Wann beginnt die zwei Wochen-Frist und wann läuft sie ab?

Über die Frage der Einhaltung der Kündigungsfrist herrscht zwischen den Parteien regelmäßig Streit.
Die Frist beginnt grundsätzlich mit dem Zeitpunkt, in dem der Arbeitgeber von den für die Kündigung maßgebenden Tatsachen erfährt. Die Kenntnis eines Dritten (vor allem eines Vorgesetzten oder eines anderen Mitarbeiters) muss sich der Arbeitgeber nur dann zurechnen lassen, wenn man normalerweise erwarten kann, dass dieser Dritte den Chef über das Verhalten seiner Mitarbeiter informiert. Das hängt entscheidend von der Stellung des Dritten im Betrieb ab. So wird man bei einem Schichtleiter regelmäßig erwarten können, dass dieser einen groben Verstoß eines Mitarbeiters (etwa Arbeitszeitbetrug) dem Arbeitgeber meldet. Anders sieht es aber aus, wenn jemandem, der sich in der gleichen Hierarchiestufe wie der betroffene Mitarbeiter befindet, ein solches Fehlverhalten auffällt. Ist die Kommunikation “nach oben” nicht üblich, wird man das Wissen dieses Mitarbeiters auch nicht dem Chef zurechnen können. Die zwei Wochen-Frist beginnt dann nicht zu laufen.

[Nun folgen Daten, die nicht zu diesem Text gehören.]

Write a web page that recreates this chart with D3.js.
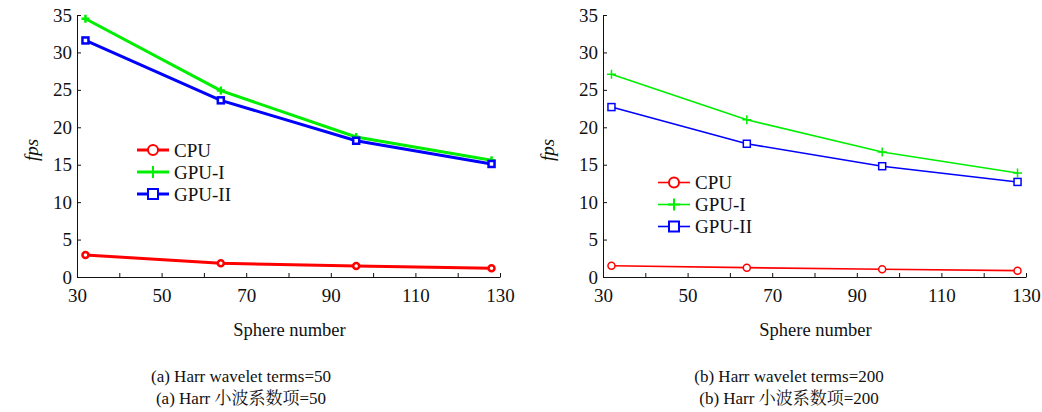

Muss der Arbeitgeber eine Kündigungsfrist einhalten?

Um eine außerordentliche Kündigung auszusprechen, hat der Arbeitgeber gemäß § 626 Abs. 2 BGB nur zwei Wochen Zeit. Denn bei so gravierenden Einschnitten braucht der Arbeitnehmer schnell Gewissheit über sein weiteres Schicksal. Verpasst der Arbeitgeber die Frist, ist eine außerordentliche Kündigung schon aus diesem Grund unwirksam. Allerdings hat der Arbeitgeber mehr Zeit, wenn der Gekündigte durch unredliches Verhalten (z.B. Verbreitung irreführender Informationen) den Arbeitgeber davor abgehalten hat, die Kündigung in der Frist auszusprechen.